Baixas de curta duração: uma importante reforma estrutural

Só no ano passado, foram mais de 700 mil os actos médicos nos centros de saúde exclusivamente relacionados com baixas até três dias, que agora serão convertidos em consultas abertas a outras pessoas.

O país debate com frequência – e bem – a necessidade de reformas estruturais que garantam o aprofundamento dos nossos padrões de desenvolvimento social e económico, a sustentabilidade financeira e a melhoria da eficiência dos serviços públicos.

Em regra, as designadas reformas apresentadas pelos partidos à direita correspondem a uma visão redutora de cortes e desestruturação social que, não raras vezes, acabam por traduzir-se em mais custos para o erário público e num pior serviço prestado aos cidadãos. De uma forma geral, essas "reformas" têm necessariamente de ser maximalistas e implicar dor na sua aplicação. Mas, não tem de ser assim.

Há alguns dias, a Assembleia da República aprovou a Agenda para o Trabalho Digno. Foram meses de trabalho num processo dialogado e participado que culminou num pacote que altera e introduz mais de 150 normas. Entre elas, inclui-se uma medida que corresponde a uma importante reforma estrutural, sem custos, que permitirá criar centenas de milhares de vagas para consultas em centros de saúde. Este impacto em termos absolutos existe mesmo sem variação da capacidade instalada (que, de qualquer forma, será incrementada graças ao contínuo investimento no SNS), resultando em ganhos de milhões de euros e numa enorme melhoria de resposta aos cidadãos que hoje não têm acesso a um médico num centro de saúde.

Esta realidade não se trata de nenhum milagre.

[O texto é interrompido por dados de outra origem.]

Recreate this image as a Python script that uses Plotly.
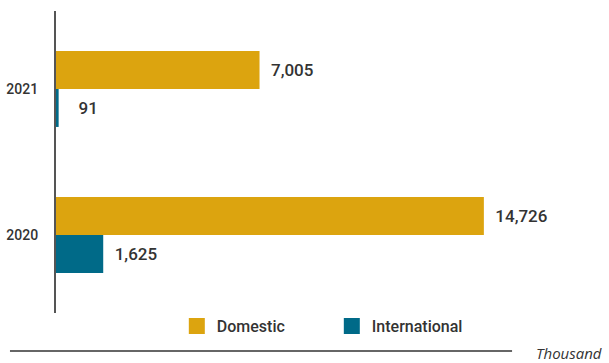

Resulta de uma articulação sectorial entre as áreas da Saúde, do Trabalho e da Segurança Social, concretizando uma proposta apresentada pelo Grupo Parlamentar do PS para acabar com os atestados médicos para baixas de curta duração, isto é, até três dias. O período não é por acaso e resulta das disposições já existentes no Código do Trabalho, no conhecimento médico e no alinhamento com as melhoras práticas europeias nesta matéria.

Por um lado, baixas até três dias não são remuneradas, pelo que o atestado que é passado nos centros de saúde serve apenas para evitar faltas injustificadas e não para desincentivar eventuais abusos, já que tal decorre do não pagamento destes dias. As pessoas não têm remuneração e tal é a mais séria limitação ao absentismo.

Por outro lado, facilmente percebemos que, ocasionalmente, todos temos de ficar em casa por motivo de doença, mas sem necessidade de ir a um médico, como por exemplo quando existe uma gripe ou pequena febre. Uma ida a um centro de saúde nestes casos (entre outros), obrigando a uma indesejada saída de casa sem possibilidade de pré-marcação, não resolve nenhum problema. A deslocação é forçada pela justificação da falta ao trabalho. Em termos estritamente médicos, o contacto e o acompanhamento através da linha SNS24, mais do que adequado, é aí recomendado. Naturalmente que se os sintomas de doença persistirem após três dias, impõe-se a ida a um médico. E, obviamente, nada impede que esse contacto seja feito antes, quando necessário: o trabalhador é que se liberta dessa obrigação.

Só no ano passado, foram mais de 700 mil os actos médicos nos centros de saúde exclusivamente relacionados com baixas até três dias, que agora serão convertidos em consultas abertas a outras pessoas. Incontáveis horas de trabalho burocrático, de que os médicos de medicina familiar se queixam (e com inteira razão), que podem e devem ser libertadas para cuidados médicos, para garantir mais vagas nos centros de saúde e para alargar o número de cidadãos abrangidos pelos médicos de família que já existem, independentemente dos que estão a ser formados e contratados.

Com a nova legislação, os trabalhadores passam a fazer uma auto-declaração de doença, sob compromisso de honra, através do SNS24, prioritariamente por via digital e em caso de dúvidas pela linha telefónica. Podem fazê-lo no máximo duas vezes por ano. Também não é obrigatório que usufruam de três dias seguidos. Podem ser menos: um ou dois. A aplicação desta medida será monitorizada atentamente em todas as suas dimensões e, em termos práticos, não será muito diferente da auto-emissão dos certificados covid através do serviço digital do Serviço Nacional de Saúde.

De uma só penada, com equilíbrio e ponderação, esta lei facilita a vida das pessoas, desmaterializa a relação com o SNS, desburocratiza o sistema, liberta os médicos para mais actos médicos e reforça a oferta do SNS.

Há melhor exemplo do que pode ser uma reforma estrutural?